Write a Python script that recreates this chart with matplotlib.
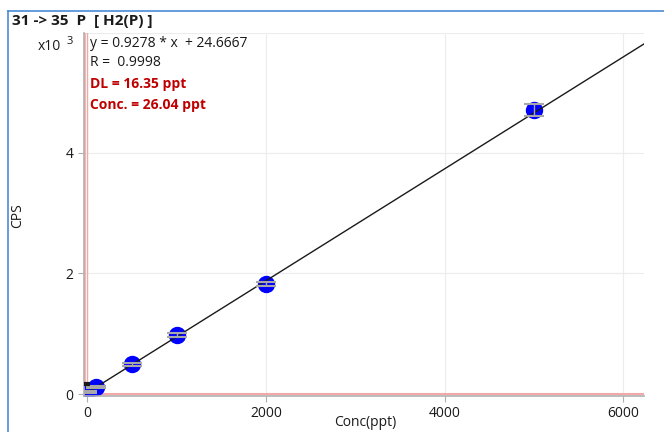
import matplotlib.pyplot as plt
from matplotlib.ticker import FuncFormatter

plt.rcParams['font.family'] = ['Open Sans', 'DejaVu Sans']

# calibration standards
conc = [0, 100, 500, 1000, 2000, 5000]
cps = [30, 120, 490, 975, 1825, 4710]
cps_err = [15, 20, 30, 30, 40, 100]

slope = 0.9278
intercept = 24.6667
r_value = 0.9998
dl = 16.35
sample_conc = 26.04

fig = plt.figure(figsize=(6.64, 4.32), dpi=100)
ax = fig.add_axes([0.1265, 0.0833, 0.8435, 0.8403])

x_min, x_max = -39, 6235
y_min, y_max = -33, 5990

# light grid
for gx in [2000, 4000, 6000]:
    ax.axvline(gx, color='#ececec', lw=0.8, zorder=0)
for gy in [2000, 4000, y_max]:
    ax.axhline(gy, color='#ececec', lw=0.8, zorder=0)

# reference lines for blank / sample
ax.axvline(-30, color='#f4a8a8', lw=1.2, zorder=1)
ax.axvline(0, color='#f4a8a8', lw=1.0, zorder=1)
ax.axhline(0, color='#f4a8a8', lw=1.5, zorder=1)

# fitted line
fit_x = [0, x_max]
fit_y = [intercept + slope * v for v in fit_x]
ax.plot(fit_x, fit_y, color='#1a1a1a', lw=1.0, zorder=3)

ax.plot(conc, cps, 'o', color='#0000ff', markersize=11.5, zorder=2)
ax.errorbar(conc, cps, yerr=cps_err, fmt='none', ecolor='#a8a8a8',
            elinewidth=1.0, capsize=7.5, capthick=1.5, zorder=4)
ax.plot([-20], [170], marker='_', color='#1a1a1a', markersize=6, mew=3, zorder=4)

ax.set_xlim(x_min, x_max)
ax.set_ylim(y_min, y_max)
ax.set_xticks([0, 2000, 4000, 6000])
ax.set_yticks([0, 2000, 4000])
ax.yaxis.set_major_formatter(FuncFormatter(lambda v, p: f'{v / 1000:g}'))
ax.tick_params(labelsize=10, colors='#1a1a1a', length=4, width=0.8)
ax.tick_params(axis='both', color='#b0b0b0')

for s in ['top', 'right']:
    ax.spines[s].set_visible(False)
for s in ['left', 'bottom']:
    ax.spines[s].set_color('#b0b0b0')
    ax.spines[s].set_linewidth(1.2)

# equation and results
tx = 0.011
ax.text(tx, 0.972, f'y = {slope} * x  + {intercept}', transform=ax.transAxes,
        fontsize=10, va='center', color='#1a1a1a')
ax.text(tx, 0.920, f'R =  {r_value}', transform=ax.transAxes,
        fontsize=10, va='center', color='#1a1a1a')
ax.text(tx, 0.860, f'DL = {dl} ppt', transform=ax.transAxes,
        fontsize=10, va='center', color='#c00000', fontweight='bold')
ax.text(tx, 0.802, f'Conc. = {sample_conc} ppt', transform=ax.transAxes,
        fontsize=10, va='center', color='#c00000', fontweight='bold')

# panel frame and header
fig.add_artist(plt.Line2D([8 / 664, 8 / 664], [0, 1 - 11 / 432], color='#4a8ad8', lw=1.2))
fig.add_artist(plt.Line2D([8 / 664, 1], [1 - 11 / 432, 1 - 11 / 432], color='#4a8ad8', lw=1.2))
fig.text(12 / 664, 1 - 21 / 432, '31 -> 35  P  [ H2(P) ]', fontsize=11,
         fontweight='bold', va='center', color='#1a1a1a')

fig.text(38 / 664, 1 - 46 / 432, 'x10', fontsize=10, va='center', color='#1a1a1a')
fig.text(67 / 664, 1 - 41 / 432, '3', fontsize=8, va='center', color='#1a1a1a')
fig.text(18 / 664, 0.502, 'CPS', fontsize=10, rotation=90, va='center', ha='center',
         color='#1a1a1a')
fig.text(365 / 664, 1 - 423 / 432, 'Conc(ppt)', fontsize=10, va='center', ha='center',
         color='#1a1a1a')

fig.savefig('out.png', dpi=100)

[WHAT TO DO]:
Transcribe all of the material exactly, leaving out whatever pictures it contains.

[EXPECTED OUTPUT]:
Write a Python script that recreates this chart with matplotlib.
import matplotlib.pyplot as plt
from matplotlib.ticker import FuncFormatter

plt.rcParams['font.family'] = ['Open Sans', 'DejaVu Sans']

# calibration standards
conc = [0, 100, 500, 1000, 2000, 5000]
cps = [30, 120, 490, 975, 1825, 4710]
cps_err = [15, 20, 30, 30, 40, 100]

slope = 0.9278
intercept = 24.6667
r_value = 0.9998
dl = 16.35
sample_conc = 26.04

fig = plt.figure(figsize=(6.64, 4.32), dpi=100)
ax = fig.add_axes([0.1265, 0.0833, 0.8435, 0.8403])

x_min, x_max = -39, 6235
y_min, y_max = -33, 5990

# light grid
for gx in [2000, 4000, 6000]:
    ax.axvline(gx, color='#ececec', lw=0.8, zorder=0)
for gy in [2000, 4000, y_max]:
    ax.axhline(gy, color='#ececec', lw=0.8, zorder=0)

# reference lines for blank / sample
ax.axvline(-30, color='#f4a8a8', lw=1.2, zorder=1)
ax.axvline(0, color='#f4a8a8', lw=1.0, zorder=1)
ax.axhline(0, color='#f4a8a8', lw=1.5, zorder=1)

# fitted line
fit_x = [0, x_max]
fit_y = [intercept + slope * v for v in fit_x]
ax.plot(fit_x, fit_y, color='#1a1a1a', lw=1.0, zorder=3)

ax.plot(conc, cps, 'o', color='#0000ff', markersize=11.5, zorder=2)
ax.errorbar(conc, cps, yerr=cps_err, fmt='none', ecolor='#a8a8a8',
            elinewidth=1.0, capsize=7.5, capthick=1.5, zorder=4)
ax.plot([-20], [170], marker='_', color='#1a1a1a', markersize=6, mew=3, zorder=4)

ax.set_xlim(x_min, x_max)
ax.set_ylim(y_min, y_max)
ax.set_xticks([0, 2000, 4000, 6000])
ax.set_yticks([0, 2000, 4000])
ax.yaxis.set_major_formatter(FuncFormatter(lambda v, p: f'{v / 1000:g}'))
ax.tick_params(labelsize=10, colors='#1a1a1a', length=4, width=0.8)
ax.tick_params(axis='both', color='#b0b0b0')

for s in ['top', 'right']:
    ax.spines[s].set_visible(False)
for s in ['left', 'bottom']:
    ax.spines[s].set_color('#b0b0b0')
    ax.spines[s].set_linewidth(1.2)

# equation and results
tx = 0.011
ax.text(tx, 0.972, f'y = {slope} * x  + {intercept}', transform=ax.transAxes,
        fontsize=10, va='center', color='#1a1a1a')
ax.text(tx, 0.920, f'R =  {r_value}', transform=ax.transAxes,
        fontsize=10, va='center', color='#1a1a1a')
ax.text(tx, 0.860, f'DL = {dl} ppt', transform=ax.transAxes,
        fontsize=10, va='center', color='#c00000', fontweight='bold')
ax.text(tx, 0.802, f'Conc. = {sample_conc} ppt', transform=ax.transAxes,
        fontsize=10, va='center', color='#c00000', fontweight='bold')

# panel frame and header
fig.add_artist(plt.Line2D([8 / 664, 8 / 664], [0, 1 - 11 / 432], color='#4a8ad8', lw=1.2))
fig.add_artist(plt.Line2D([8 / 664, 1], [1 - 11 / 432, 1 - 11 / 432], color='#4a8ad8', lw=1.2))
fig.text(12 / 664, 1 - 21 / 432, '31 -> 35  P  [ H2(P) ]', fontsize=11,
         fontweight='bold', va='center', color='#1a1a1a')

fig.text(38 / 664, 1 - 46 / 432, 'x10', fontsize=10, va='center', color='#1a1a1a')
fig.text(67 / 664, 1 - 41 / 432, '3', fontsize=8, va='center', color='#1a1a1a')
fig.text(18 / 664, 0.502, 'CPS', fontsize=10, rotation=90, va='center', ha='center',
         color='#1a1a1a')
fig.text(365 / 664, 1 - 423 / 432, 'Conc(ppt)', fontsize=10, va='center', ha='center',
         color='#1a1a1a')

fig.savefig('out.png', dpi=100)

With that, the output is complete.